甲状腺ホルモン(FT3,FT4)は正常だが、TSH(甲状腺刺激ホルモン)が高値の状態を「潜在性甲状腺機能低下症」と言います。潜在性甲状腺機能低下症は女性に多い病気です。

自然妊娠における流産率はおよそ10%〜20%程度とされています。これはほとんどが染色体異常が原因であることが多く、ある種の自然淘汰と考えることができます。しかし、潜在性甲状腺機能低下症の状態で、TSH≧2.5の状態では流産率は30%以上になるという報告があります。つまり、潜在性甲状腺機能低下の状態では自然淘汰で起こり得る流産率をはるかに上回る流産が起こり得るということです。しかし、潜在性甲状腺機能低下の患者に甲状腺ホルモン剤(チラーヂンS)補充療法を行うことで無事出産できた症例は多数報告されています。

もちろん、潜在性甲状腺機能低下症でこのぐらいの影響が出ますので、顕性甲状腺機能低下症(FT4低値を示し甲状腺機能低下症の症状を呈するもの)ではそれ以上の影響が考えられることは至極当然と言えます。

潜在性甲状腺機能低下症と不妊症、習慣性流産との関係

2000px-Thyroid_system.svg_下垂体ホルモンの一種であるプロラクチン(PRL)は、同じく下垂体ホルモンであるTSH(甲状腺刺激ホルモン)と連動します。潜在性甲状腺機能低下症、橋本病などの甲状腺自体に問題がある甲状腺機能低下症(原発性甲状腺機能低下症)では、

甲状腺ホルモン不足→下垂体-甲状腺フィ-ドバック機構によるTRH(TSH放出ホルモン)上昇→TSHとプロラクチン上昇

がおこるため、結果としてプロラクチンが上昇(高プロラクチン血症)を引き起こし、プロラクチン自体の排卵抑制作用、着床阻害作用によって不妊症、流産の原因となります。

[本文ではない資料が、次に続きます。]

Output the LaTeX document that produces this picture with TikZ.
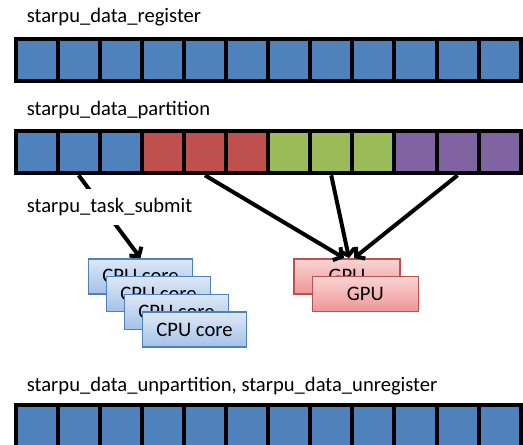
\documentclass[tikz,border=0pt]{standalone}
\usepackage{fontspec}
\setmainfont{Carlito}
\usepackage{tikz}
\usetikzlibrary{arrows.meta, positioning, calc}
\definecolor{part-blue}{RGB}{79,129,189}
\definecolor{part-red}{RGB}{192,80,77}
\definecolor{part-green}{RGB}{155,187,89}
\definecolor{part-purple}{RGB}{128,100,162}
\definecolor{cpu-top}{RGB}{222,232,246}
\definecolor{cpu-bot}{RGB}{163,194,232}
\definecolor{gpu-top}{RGB}{250,212,212}
\definecolor{gpu-bot}{RGB}{238,150,150}

\begin{document}
\begin{tikzpicture}[
    x=1pt, y=-1pt,
    cell/.style={rectangle, draw=black, line width=4pt, minimum width=42.1pt, minimum height=42pt, inner sep=0pt},
    title/.style={anchor=base west, inner sep=0pt, font=\fontsize{20.6}{24}\selectfont},
    cpu/.style={rectangle, draw=part-blue, line width=1.5pt, top color=cpu-top, bottom color=cpu-bot, minimum width=104pt, minimum height=35pt, font=\fontsize{20.6}{24}\selectfont},
    gpu/.style={rectangle, draw=part-red, line width=1.5pt, top color=gpu-top, bottom color=gpu-bot, minimum width=106pt, minimum height=35pt, font=\fontsize{20.6}{24}\selectfont},
    arrow/.style={-{Straight Barb[length=6pt, width=15pt]}, line width=4pt}
]
\useasboundingbox (0,0) rectangle (523,445);

% starpu_data_register
\node[title] (lreg) at (26.7,22.5) {starpu\_data\_register};
\foreach \i in {1,...,12}
  \node[cell, fill=part-blue] (r\i) at ({15.5+42.1*(\i-0.5)},59.5) {};

% starpu_data_partition
\node[title] (lpart) at (26.7,115.3) {starpu\_data\_partition};
\foreach \i/\c in {1/part-blue,2/part-blue,3/part-blue,4/part-red,5/part-red,6/part-red,
                   7/part-green,8/part-green,9/part-green,10/part-purple,11/part-purple,12/part-purple}
  \node[cell, fill=\c] (p\i) at ({15.5+42.1*(\i-0.5)},152.3) {};

% workers
\node[cpu] (cpu1) at (140.5,276.3) {CPU core};
\node[cpu] (cpu2) at ([shift={(18,17.8)}]cpu1) {CPU core};
\node[cpu] (cpu3) at ([shift={(18,17.8)}]cpu2) {CPU core};
\node[cpu] (cpu4) at ([shift={(18,17.8)}]cpu3) {CPU core};
\node[gpu] (gpu1) at (347,276.3) {GPU};
\node[gpu] (gpu2) at ([shift={(18.3,17.7)}]gpu1) {GPU};

% submission
\draw[arrow] (p2.south) -- (cpu1.north);
\draw[arrow] (p5.south) -- ([xshift=-3pt]gpu1.north);
\draw[arrow] (p8.south) -- ([xshift=2pt]gpu1.north);
\draw[arrow] (p11.south) -- ([xshift=7pt]gpu1.north);
\node[title, fill=white, inner ysep=9pt] (lsubmit) at (26.7,212.7) {starpu\_task\_submit};

% starpu_data_unpartition
\node[title] (lunpart) at (26.7,391.7) {starpu\_data\_unpartition, starpu\_data\_unregister};
\foreach \i in {1,...,12}
  \node[cell, fill=part-blue] (u\i) at ({15.5+42.1*(\i-0.5)},425.7) {};

\end{tikzpicture}
\end{document}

TSH(甲状腺刺激ホルモン)が、子宮内膜NK(ナチュラルキラー)細胞を活性化するとの論文もあります。NK(ナチュラルキラー)細胞は血液中の癌細胞やウイルス感染細胞を排除するリンパ球で、子宮内膜NK細胞として子宮内膜にも存在しますが、NK(ナチュラルキラー)細胞活性が強過ぎると、胎児を排除する(結果として流産)方向に働きます。

妊娠希望女性ではTSH<2.5で行きましょう

妊娠可能かつ甲状腺の病気がない健康女性では、TSHは0.4~3.0μU/mlとされています。一般的な正常上限の5.0でなく3.0をカットオフ値とし、甲状腺ホルモン補充療法を行いTSH<3にすると、80%以上が妊娠したとする報告があります。米国甲状腺学会のガイドラインでは、着床直前から妊娠前期ではTSH<2.5になるよう厳格にコントロールすることが推奨されています。

体外受精周期と甲状腺機能低下症の関係

体外受精(IVF)をおこなう際、採卵前の卵巣刺激によって急激な甲状腺機能低下(TSH上昇・ FT4低下)を起こすとされます。卵巣刺激で多数の卵胞が発育した結果、急激な血中エストロゲン(女性ホルモン)増加がおこり、血中の甲状腺ホルモンと結合するTBG(甲状腺ホルモン結合タンパク)が増加、体内で自由にホルモン作用をおこすFT4が急激に減少し甲状腺機能低下が一気に進むことが原因と考えられています。もともと甲状腺に異常がない方でも、2.5<TSHになることがありますが、甲状腺ホルモンを産生する予備能力のない橋本病や潜在性甲状腺機能低下症の方が体外受精を行った場合、甲状腺に異常がない健常女性に比べ、甲状腺機能低下の程度がはるかに大きくなることが予想されます。

当院の基本的なスタンス

20141114hamadalec初診で来院された患者様にまずTSHの測定を行います。2.5<TSHの患者様には必ず甲状腺専門医へ行ってもらいます。不妊治療に来たのにどうして甲状腺の治療をしなくてはならないのか?と聞かれたことがありますが、甲状腺の治療=不妊治療ですと説明しご納得をいただいたことがあります。最近は甲状腺専門医の先生方の多くが不妊治療への理解を示していただいております。(こちらのような発表をされておられる先生もいらっしゃいます)。特に体外受精を予定されておられる患者様では、採卵周期、移植周期の各時点で必ずTSHの確認を行うようにしています。また、TSH<2.5に安定するまでは採卵移植周期に入らずしばらく甲状腺の治療に専念していただくことで、不利な条件下での採卵移植周期を回避するようにしています。TSH<2.5になってから採卵移植周期に入った方が、結果的には急がば回れで少ない採卵、移植回数で妊娠に結びつきますし、妊娠後の流産という残念な結果も減らすことができます。